Records
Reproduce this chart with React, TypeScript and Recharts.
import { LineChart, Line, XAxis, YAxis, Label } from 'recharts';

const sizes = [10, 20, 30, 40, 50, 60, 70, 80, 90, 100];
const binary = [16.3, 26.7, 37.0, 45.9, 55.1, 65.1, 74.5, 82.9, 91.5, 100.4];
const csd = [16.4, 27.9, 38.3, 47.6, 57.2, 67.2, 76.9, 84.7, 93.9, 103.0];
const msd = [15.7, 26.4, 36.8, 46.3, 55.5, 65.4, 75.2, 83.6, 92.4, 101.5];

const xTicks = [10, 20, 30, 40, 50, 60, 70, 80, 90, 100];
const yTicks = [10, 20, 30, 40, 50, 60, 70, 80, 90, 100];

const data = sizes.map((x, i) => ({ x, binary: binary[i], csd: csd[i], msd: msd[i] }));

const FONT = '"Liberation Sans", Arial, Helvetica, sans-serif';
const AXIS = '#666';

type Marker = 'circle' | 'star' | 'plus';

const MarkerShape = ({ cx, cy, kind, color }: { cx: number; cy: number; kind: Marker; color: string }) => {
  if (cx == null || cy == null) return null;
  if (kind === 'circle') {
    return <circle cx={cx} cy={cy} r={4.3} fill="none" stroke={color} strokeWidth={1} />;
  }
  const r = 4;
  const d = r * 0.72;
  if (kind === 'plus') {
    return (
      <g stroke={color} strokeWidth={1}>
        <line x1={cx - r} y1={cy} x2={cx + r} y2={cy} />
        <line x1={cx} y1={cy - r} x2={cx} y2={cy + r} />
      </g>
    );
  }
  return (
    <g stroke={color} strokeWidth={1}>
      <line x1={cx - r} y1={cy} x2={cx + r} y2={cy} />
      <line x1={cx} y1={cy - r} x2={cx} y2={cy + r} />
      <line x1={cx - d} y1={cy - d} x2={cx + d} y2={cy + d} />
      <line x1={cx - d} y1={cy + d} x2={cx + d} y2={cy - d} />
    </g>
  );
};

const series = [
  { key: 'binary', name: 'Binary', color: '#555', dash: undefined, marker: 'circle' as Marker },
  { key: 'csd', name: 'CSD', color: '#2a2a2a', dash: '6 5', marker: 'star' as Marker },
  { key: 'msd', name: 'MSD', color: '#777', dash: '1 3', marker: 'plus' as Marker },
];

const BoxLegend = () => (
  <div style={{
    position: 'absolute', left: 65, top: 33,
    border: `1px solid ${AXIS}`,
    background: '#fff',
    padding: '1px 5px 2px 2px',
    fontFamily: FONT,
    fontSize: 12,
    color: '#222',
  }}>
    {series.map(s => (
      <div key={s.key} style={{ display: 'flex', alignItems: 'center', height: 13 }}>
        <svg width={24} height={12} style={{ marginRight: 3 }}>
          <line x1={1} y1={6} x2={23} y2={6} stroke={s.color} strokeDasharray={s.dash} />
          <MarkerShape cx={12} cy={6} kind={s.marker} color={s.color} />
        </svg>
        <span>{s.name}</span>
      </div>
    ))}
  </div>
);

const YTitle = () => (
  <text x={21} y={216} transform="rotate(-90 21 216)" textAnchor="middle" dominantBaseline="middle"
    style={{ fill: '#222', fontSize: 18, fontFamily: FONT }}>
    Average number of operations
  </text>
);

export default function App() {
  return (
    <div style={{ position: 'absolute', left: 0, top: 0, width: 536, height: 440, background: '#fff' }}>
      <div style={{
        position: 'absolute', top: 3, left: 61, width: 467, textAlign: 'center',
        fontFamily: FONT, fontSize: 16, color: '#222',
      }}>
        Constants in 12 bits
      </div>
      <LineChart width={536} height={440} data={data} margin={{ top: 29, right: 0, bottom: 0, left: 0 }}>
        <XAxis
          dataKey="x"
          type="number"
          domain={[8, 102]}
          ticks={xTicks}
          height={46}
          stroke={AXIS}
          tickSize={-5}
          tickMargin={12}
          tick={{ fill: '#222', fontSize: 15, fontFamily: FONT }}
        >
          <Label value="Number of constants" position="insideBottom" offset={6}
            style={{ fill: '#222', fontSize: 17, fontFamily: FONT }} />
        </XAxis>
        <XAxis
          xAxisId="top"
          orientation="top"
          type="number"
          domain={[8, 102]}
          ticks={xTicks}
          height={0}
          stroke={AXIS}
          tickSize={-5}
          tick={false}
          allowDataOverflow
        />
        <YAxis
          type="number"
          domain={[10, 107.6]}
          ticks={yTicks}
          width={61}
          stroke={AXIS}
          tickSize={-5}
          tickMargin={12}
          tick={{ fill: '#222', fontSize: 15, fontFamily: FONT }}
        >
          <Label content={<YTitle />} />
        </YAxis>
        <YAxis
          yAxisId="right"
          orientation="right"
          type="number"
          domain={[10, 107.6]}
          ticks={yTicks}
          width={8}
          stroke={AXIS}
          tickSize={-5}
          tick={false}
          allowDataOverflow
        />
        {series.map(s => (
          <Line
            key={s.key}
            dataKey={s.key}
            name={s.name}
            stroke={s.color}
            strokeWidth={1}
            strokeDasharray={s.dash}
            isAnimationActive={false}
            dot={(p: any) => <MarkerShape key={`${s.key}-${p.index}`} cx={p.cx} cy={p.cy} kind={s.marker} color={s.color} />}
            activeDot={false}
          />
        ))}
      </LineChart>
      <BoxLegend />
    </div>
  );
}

--

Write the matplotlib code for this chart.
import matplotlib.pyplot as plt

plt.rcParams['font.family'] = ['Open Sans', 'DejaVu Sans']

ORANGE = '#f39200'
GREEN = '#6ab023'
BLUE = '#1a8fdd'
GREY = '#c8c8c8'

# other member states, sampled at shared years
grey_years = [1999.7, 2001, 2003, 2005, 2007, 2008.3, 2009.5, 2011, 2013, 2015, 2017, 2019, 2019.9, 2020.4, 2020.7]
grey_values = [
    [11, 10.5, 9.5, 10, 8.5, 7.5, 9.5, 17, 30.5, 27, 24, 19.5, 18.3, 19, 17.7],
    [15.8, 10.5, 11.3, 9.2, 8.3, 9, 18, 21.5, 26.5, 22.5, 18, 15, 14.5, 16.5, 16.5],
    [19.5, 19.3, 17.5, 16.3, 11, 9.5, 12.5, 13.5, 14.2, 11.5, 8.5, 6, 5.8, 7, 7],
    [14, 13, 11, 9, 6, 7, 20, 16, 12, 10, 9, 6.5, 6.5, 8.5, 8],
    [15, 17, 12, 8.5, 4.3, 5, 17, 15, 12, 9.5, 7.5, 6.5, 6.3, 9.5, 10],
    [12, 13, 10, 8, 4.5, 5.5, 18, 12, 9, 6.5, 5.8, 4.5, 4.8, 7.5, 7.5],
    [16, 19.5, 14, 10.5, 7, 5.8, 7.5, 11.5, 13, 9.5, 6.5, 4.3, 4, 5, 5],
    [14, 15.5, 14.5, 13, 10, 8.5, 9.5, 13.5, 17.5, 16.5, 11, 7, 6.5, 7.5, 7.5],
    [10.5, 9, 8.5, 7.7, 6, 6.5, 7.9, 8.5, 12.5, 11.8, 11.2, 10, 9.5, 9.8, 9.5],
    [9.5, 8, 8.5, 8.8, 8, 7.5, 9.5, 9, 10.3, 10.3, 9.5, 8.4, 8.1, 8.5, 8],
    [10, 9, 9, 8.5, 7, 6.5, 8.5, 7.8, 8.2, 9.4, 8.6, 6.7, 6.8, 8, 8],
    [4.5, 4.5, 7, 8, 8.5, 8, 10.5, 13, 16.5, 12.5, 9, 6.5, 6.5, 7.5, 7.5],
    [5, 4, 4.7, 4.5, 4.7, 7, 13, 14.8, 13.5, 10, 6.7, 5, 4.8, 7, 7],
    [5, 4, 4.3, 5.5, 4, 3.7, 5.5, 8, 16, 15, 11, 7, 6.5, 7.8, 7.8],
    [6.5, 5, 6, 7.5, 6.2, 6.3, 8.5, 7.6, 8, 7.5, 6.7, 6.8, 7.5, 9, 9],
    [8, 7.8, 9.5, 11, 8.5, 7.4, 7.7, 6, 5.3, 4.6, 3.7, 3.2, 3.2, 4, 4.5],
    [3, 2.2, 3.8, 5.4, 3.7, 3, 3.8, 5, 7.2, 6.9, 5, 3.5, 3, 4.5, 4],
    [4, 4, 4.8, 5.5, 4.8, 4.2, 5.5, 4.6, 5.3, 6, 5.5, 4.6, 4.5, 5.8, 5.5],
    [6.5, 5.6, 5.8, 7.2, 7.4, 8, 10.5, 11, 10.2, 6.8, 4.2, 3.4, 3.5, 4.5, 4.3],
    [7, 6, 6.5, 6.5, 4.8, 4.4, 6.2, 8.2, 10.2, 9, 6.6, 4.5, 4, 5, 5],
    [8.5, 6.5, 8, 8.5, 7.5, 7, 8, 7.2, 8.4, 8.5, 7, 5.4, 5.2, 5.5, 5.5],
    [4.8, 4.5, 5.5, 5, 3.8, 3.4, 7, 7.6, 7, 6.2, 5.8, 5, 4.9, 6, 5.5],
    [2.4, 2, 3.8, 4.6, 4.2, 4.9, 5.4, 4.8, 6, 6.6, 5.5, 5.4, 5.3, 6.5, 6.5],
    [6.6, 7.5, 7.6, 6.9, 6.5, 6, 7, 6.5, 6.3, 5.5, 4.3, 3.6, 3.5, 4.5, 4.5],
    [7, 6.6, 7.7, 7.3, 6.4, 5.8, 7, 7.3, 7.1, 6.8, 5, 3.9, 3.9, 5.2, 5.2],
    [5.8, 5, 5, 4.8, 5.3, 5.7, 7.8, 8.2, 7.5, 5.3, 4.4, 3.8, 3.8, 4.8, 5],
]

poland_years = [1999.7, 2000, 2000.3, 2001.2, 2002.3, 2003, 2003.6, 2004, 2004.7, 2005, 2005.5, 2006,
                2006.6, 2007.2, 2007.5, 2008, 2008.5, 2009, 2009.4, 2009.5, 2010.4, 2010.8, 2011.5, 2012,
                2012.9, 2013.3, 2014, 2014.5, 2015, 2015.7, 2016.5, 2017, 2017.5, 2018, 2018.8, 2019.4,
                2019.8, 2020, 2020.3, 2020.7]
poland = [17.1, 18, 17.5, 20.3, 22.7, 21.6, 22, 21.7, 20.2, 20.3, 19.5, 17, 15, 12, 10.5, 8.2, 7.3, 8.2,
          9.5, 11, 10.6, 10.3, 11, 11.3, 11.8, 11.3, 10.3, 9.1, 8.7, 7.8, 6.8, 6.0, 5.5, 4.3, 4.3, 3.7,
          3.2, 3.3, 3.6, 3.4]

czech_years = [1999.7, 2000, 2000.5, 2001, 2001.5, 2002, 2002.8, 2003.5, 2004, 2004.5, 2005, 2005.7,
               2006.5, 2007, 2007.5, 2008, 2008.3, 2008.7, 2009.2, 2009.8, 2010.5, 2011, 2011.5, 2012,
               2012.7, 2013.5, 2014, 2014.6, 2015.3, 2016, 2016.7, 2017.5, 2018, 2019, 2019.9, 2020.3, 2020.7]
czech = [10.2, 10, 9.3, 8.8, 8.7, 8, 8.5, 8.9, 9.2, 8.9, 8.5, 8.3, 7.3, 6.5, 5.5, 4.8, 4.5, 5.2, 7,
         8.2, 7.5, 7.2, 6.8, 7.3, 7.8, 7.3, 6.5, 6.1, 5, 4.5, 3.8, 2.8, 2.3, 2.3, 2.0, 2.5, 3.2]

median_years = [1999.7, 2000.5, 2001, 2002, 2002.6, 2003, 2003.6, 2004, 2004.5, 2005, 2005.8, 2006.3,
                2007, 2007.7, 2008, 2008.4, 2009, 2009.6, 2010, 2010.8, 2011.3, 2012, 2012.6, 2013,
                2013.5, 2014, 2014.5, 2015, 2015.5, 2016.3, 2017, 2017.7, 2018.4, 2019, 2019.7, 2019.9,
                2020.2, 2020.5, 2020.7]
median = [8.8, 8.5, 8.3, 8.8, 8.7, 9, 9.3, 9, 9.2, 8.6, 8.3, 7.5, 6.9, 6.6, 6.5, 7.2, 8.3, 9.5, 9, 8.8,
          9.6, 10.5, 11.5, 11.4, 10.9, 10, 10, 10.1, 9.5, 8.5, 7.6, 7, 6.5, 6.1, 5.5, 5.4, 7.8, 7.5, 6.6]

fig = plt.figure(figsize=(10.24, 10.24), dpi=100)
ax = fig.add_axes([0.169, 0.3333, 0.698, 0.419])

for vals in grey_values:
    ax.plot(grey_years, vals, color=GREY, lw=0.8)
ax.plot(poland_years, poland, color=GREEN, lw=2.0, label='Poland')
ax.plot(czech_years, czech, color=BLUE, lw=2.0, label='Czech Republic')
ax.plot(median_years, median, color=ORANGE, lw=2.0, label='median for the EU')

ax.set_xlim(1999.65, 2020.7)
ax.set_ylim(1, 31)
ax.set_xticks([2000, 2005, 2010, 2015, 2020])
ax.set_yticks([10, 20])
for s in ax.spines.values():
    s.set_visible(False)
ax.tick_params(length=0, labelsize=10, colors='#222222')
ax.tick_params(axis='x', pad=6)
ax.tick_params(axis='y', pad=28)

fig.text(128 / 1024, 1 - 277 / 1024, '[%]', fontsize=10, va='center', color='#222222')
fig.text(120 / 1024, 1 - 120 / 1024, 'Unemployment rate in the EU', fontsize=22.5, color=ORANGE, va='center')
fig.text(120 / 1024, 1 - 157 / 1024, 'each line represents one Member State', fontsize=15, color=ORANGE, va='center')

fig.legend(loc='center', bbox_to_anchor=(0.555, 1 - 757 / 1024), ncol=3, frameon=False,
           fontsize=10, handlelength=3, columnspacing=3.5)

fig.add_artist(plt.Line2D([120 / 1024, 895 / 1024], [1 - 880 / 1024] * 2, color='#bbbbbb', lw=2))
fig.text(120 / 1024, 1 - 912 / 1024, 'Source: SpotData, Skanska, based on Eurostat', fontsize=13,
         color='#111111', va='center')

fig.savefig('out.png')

--

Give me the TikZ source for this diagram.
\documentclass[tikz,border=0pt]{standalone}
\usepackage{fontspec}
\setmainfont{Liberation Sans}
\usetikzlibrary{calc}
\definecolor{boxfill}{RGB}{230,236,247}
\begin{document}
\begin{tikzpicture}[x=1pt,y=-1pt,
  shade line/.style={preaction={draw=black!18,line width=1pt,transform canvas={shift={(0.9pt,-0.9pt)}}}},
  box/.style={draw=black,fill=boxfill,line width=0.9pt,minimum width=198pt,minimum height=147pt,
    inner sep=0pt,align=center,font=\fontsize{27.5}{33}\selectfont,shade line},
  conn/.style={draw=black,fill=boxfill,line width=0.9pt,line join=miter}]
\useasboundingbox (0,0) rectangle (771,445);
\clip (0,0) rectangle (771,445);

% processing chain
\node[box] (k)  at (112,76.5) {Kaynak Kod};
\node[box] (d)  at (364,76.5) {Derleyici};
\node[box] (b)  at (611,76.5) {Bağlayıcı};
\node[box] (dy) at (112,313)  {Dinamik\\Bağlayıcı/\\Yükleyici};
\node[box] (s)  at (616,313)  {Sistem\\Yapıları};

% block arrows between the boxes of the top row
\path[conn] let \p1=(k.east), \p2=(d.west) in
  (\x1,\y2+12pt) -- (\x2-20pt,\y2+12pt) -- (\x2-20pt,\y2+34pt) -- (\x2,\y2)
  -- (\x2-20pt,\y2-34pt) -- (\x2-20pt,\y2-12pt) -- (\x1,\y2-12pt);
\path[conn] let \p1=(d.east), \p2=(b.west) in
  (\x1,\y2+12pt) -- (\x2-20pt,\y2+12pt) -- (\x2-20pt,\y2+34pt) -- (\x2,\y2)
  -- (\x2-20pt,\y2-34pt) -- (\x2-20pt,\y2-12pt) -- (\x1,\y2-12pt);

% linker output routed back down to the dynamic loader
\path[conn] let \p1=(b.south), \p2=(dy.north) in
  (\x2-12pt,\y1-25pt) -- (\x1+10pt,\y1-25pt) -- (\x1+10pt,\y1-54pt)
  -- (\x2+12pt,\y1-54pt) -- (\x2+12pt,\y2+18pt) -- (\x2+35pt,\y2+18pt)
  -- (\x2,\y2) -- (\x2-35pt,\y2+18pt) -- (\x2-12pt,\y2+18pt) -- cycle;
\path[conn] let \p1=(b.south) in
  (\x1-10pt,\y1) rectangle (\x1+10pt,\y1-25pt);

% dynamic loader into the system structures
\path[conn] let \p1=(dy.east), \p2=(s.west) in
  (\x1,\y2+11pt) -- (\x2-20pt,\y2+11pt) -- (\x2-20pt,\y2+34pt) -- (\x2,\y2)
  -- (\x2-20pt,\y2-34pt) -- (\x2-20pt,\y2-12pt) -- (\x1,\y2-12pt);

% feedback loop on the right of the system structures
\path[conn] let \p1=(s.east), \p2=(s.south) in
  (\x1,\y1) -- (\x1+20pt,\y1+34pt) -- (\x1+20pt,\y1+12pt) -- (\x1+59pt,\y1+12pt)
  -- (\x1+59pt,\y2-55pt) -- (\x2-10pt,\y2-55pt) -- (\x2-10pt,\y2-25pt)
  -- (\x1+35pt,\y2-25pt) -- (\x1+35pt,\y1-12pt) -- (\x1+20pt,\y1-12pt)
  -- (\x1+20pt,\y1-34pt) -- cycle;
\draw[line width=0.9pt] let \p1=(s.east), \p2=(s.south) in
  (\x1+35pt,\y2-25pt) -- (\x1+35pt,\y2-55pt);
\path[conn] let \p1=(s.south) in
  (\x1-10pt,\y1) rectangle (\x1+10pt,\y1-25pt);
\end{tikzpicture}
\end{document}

* [WHAT TO PRODUCE]: Copy the records above exactly, beginning at the line that contains "Reproduce this chart" and stopping after the line that contains "const data = sizes.map((x, i)".

* [REPLY TO THE EXERCISE]:
Reproduce this chart with React, TypeScript and Recharts.
import { LineChart, Line, XAxis, YAxis, Label } from 'recharts';

const sizes = [10, 20, 30, 40, 50, 60, 70, 80, 90, 100];
const binary = [16.3, 26.7, 37.0, 45.9, 55.1, 65.1, 74.5, 82.9, 91.5, 100.4];
const csd = [16.4, 27.9, 38.3, 47.6, 57.2, 67.2, 76.9, 84.7, 93.9, 103.0];
const msd = [15.7, 26.4, 36.8, 46.3, 55.5, 65.4, 75.2, 83.6, 92.4, 101.5];

const xTicks = [10, 20, 30, 40, 50, 60, 70, 80, 90, 100];
const yTicks = [10, 20, 30, 40, 50, 60, 70, 80, 90, 100];

const data = sizes.map((x, i) => ({ x, binary: binary[i], csd: csd[i], msd: msd[i] }));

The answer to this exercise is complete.